### STATED PROBLEM
Write out the listing from the line with "Write a Python" to the line with "return g * G + i", both lines included, exactly and nothing beyond. Leave pictures out.

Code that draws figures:
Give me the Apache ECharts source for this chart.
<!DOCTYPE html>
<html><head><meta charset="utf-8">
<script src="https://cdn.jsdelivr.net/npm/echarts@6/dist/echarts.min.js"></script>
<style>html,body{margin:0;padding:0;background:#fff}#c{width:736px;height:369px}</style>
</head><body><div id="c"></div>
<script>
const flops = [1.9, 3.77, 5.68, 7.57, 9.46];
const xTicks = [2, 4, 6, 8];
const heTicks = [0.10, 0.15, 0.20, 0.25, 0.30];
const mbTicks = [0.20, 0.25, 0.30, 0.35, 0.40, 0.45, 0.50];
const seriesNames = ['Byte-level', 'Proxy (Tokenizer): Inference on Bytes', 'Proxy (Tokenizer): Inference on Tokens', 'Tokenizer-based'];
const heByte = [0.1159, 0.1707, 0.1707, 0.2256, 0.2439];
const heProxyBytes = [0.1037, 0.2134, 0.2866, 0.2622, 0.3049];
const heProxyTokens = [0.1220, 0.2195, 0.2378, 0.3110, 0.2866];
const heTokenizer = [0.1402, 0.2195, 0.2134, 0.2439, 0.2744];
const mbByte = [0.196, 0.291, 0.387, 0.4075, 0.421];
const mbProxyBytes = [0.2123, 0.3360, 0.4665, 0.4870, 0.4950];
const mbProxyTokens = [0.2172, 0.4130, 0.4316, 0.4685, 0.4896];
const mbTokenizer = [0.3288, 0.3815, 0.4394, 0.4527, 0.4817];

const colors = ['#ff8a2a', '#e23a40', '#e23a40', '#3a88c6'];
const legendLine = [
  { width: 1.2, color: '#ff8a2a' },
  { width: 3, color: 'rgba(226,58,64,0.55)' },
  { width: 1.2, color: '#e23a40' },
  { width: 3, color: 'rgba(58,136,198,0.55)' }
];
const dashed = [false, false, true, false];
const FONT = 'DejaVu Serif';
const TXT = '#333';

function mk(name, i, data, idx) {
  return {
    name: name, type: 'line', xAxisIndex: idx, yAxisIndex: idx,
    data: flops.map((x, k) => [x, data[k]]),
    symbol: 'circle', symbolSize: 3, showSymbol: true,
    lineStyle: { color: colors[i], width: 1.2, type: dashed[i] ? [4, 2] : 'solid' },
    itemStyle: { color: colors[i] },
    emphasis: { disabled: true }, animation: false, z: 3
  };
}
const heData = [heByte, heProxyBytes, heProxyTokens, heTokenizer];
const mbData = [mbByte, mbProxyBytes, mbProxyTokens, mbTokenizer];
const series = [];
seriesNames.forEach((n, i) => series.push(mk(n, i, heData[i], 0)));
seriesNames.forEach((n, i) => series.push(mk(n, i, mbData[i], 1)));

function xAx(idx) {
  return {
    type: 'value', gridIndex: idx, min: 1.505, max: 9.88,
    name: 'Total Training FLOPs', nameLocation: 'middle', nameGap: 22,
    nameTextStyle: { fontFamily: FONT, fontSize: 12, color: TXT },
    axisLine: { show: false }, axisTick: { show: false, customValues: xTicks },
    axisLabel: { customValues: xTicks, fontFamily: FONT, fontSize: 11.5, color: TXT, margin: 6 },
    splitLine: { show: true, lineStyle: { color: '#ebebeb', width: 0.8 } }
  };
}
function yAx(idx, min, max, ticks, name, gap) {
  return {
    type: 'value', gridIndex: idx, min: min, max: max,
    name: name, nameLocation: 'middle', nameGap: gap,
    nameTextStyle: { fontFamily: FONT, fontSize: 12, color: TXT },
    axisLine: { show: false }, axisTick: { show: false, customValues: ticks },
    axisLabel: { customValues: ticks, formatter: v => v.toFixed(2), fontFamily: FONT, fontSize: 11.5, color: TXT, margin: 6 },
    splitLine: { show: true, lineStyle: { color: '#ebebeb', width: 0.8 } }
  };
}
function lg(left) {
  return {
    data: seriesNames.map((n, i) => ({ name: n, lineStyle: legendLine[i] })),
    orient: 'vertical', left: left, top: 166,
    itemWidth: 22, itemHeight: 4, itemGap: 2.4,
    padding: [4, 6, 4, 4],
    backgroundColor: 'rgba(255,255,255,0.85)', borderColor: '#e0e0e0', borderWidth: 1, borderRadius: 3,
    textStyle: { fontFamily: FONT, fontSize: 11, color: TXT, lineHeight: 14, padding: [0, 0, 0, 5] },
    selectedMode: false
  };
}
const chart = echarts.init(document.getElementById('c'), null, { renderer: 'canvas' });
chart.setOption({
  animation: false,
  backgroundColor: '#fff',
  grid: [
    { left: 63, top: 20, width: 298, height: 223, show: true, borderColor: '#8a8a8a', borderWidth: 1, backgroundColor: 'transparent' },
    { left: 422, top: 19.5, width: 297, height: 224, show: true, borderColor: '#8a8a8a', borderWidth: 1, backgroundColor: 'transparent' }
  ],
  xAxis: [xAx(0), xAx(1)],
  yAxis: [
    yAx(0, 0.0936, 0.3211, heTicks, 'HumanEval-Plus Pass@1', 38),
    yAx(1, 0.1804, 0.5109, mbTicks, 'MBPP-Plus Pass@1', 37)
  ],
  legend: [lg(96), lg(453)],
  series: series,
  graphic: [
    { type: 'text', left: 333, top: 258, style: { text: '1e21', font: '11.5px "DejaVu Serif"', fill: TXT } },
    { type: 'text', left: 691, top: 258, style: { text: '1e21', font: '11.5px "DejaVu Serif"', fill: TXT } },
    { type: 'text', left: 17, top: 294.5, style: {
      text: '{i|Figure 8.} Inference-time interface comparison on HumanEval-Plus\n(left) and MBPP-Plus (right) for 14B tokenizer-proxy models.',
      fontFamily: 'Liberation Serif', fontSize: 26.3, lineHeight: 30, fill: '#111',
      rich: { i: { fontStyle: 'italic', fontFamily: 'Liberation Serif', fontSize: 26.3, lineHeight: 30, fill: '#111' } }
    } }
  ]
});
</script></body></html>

* * *

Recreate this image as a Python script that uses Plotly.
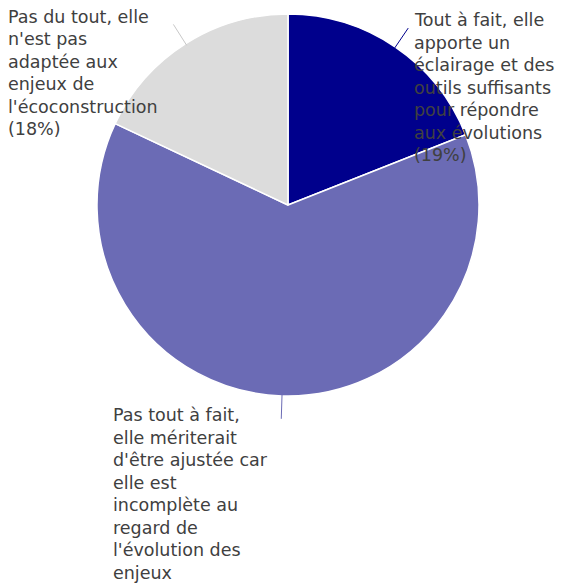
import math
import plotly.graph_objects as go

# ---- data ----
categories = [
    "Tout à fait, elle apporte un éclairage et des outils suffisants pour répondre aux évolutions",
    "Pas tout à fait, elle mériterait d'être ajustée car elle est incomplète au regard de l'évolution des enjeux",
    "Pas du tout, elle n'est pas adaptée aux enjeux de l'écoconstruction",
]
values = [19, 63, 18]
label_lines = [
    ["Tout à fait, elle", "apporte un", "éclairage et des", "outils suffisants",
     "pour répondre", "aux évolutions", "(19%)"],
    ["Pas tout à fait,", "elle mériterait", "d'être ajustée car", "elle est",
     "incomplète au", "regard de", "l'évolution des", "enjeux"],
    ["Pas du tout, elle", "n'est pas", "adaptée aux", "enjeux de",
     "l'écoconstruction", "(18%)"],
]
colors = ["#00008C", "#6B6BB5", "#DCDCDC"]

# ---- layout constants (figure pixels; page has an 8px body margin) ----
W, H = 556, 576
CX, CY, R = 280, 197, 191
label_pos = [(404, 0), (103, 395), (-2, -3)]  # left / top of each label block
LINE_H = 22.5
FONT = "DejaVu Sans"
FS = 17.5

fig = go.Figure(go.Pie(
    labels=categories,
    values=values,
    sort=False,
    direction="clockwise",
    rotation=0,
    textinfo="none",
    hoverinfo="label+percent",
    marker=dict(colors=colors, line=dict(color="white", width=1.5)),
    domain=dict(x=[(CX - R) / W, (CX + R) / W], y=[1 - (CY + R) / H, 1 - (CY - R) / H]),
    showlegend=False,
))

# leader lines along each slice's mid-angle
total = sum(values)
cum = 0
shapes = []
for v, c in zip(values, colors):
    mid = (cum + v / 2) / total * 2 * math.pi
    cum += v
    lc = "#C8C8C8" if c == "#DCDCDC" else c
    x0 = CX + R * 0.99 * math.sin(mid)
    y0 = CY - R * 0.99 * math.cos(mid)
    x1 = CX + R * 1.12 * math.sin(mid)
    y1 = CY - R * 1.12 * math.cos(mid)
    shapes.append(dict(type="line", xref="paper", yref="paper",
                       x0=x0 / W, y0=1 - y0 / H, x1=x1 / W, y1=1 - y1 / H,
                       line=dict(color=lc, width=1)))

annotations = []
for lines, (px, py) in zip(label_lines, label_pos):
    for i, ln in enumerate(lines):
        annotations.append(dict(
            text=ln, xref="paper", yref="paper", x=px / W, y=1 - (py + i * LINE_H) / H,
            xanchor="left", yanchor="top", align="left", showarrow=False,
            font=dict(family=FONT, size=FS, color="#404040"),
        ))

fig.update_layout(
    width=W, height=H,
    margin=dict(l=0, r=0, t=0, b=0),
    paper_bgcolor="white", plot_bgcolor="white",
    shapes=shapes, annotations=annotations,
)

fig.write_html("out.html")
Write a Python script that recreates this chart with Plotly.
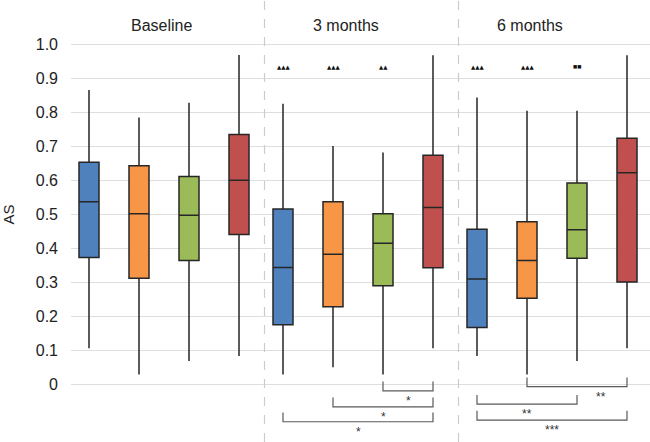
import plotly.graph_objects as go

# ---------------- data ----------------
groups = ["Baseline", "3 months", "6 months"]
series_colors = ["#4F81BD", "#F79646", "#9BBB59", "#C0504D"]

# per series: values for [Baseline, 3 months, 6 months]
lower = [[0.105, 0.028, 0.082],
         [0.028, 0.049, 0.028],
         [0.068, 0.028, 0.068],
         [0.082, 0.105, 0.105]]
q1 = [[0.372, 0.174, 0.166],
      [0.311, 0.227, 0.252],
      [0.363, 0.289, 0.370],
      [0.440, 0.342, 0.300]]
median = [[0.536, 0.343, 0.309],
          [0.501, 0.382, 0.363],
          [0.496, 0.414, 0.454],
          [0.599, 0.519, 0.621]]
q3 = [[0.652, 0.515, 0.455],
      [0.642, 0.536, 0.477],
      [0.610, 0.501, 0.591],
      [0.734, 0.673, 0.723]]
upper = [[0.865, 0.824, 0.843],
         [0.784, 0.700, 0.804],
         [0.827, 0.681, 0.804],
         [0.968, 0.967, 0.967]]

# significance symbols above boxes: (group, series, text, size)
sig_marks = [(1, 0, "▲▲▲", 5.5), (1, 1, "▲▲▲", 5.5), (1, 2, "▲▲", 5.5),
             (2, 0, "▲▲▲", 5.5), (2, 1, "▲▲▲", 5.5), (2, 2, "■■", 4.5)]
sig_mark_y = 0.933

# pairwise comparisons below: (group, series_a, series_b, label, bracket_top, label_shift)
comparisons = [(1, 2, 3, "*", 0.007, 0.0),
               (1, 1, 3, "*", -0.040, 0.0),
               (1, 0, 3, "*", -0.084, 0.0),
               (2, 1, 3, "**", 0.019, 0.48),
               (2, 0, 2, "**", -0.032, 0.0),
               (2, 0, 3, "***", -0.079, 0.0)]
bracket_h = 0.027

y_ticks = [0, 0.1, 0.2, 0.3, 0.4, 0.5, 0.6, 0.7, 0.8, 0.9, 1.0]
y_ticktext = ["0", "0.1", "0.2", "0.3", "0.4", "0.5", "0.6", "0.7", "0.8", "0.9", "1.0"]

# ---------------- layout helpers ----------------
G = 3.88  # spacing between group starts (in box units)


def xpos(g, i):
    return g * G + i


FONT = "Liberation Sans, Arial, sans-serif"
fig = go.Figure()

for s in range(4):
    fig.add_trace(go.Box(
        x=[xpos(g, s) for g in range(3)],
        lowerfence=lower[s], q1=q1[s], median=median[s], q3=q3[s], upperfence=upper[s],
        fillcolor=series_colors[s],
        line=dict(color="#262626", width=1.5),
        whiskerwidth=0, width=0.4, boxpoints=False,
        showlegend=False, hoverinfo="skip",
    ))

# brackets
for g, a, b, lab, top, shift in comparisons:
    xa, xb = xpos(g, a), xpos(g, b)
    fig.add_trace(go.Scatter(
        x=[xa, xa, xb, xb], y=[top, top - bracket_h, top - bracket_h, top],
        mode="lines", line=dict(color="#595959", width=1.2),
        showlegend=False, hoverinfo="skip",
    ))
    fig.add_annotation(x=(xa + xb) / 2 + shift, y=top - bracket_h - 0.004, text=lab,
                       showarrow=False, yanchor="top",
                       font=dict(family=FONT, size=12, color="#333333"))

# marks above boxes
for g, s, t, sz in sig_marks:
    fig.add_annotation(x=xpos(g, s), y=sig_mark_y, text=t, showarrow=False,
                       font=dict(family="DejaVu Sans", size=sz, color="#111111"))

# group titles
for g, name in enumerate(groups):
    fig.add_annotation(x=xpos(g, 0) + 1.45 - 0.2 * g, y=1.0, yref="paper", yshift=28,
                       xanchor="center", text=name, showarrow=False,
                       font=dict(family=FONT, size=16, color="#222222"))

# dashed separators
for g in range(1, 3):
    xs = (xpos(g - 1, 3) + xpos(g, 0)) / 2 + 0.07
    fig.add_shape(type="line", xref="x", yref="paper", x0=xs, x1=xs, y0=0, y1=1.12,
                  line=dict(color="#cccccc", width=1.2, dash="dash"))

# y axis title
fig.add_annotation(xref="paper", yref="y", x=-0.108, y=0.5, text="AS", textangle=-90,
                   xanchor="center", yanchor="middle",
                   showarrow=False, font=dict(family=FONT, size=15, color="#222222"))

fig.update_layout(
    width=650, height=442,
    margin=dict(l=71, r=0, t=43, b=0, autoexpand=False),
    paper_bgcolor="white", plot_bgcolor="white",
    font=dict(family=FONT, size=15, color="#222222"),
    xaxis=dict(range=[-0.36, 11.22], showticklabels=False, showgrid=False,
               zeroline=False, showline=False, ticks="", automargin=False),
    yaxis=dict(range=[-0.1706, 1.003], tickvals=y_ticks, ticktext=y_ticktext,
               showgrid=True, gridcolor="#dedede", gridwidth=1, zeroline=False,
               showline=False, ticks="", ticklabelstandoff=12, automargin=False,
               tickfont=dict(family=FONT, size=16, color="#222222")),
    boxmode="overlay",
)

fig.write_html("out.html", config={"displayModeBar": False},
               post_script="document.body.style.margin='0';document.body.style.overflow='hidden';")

### COMPLETED TASK
Write a Python script that recreates this chart with Plotly.
import plotly.graph_objects as go

# ---------------- data ----------------
groups = ["Baseline", "3 months", "6 months"]
series_colors = ["#4F81BD", "#F79646", "#9BBB59", "#C0504D"]

# per series: values for [Baseline, 3 months, 6 months]
lower = [[0.105, 0.028, 0.082],
         [0.028, 0.049, 0.028],
         [0.068, 0.028, 0.068],
         [0.082, 0.105, 0.105]]
q1 = [[0.372, 0.174, 0.166],
      [0.311, 0.227, 0.252],
      [0.363, 0.289, 0.370],
      [0.440, 0.342, 0.300]]
median = [[0.536, 0.343, 0.309],
          [0.501, 0.382, 0.363],
          [0.496, 0.414, 0.454],
          [0.599, 0.519, 0.621]]
q3 = [[0.652, 0.515, 0.455],
      [0.642, 0.536, 0.477],
      [0.610, 0.501, 0.591],
      [0.734, 0.673, 0.723]]
upper = [[0.865, 0.824, 0.843],
         [0.784, 0.700, 0.804],
         [0.827, 0.681, 0.804],
         [0.968, 0.967, 0.967]]

# significance symbols above boxes: (group, series, text, size)
sig_marks = [(1, 0, "▲▲▲", 5.5), (1, 1, "▲▲▲", 5.5), (1, 2, "▲▲", 5.5),
             (2, 0, "▲▲▲", 5.5), (2, 1, "▲▲▲", 5.5), (2, 2, "■■", 4.5)]
sig_mark_y = 0.933

# pairwise comparisons below: (group, series_a, series_b, label, bracket_top, label_shift)
comparisons = [(1, 2, 3, "*", 0.007, 0.0),
               (1, 1, 3, "*", -0.040, 0.0),
               (1, 0, 3, "*", -0.084, 0.0),
               (2, 1, 3, "**", 0.019, 0.48),
               (2, 0, 2, "**", -0.032, 0.0),
               (2, 0, 3, "***", -0.079, 0.0)]
bracket_h = 0.027

y_ticks = [0, 0.1, 0.2, 0.3, 0.4, 0.5, 0.6, 0.7, 0.8, 0.9, 1.0]
y_ticktext = ["0", "0.1", "0.2", "0.3", "0.4", "0.5", "0.6", "0.7", "0.8", "0.9", "1.0"]

# ---------------- layout helpers ----------------
G = 3.88  # spacing between group starts (in box units)


def xpos(g, i):
    return g * G + i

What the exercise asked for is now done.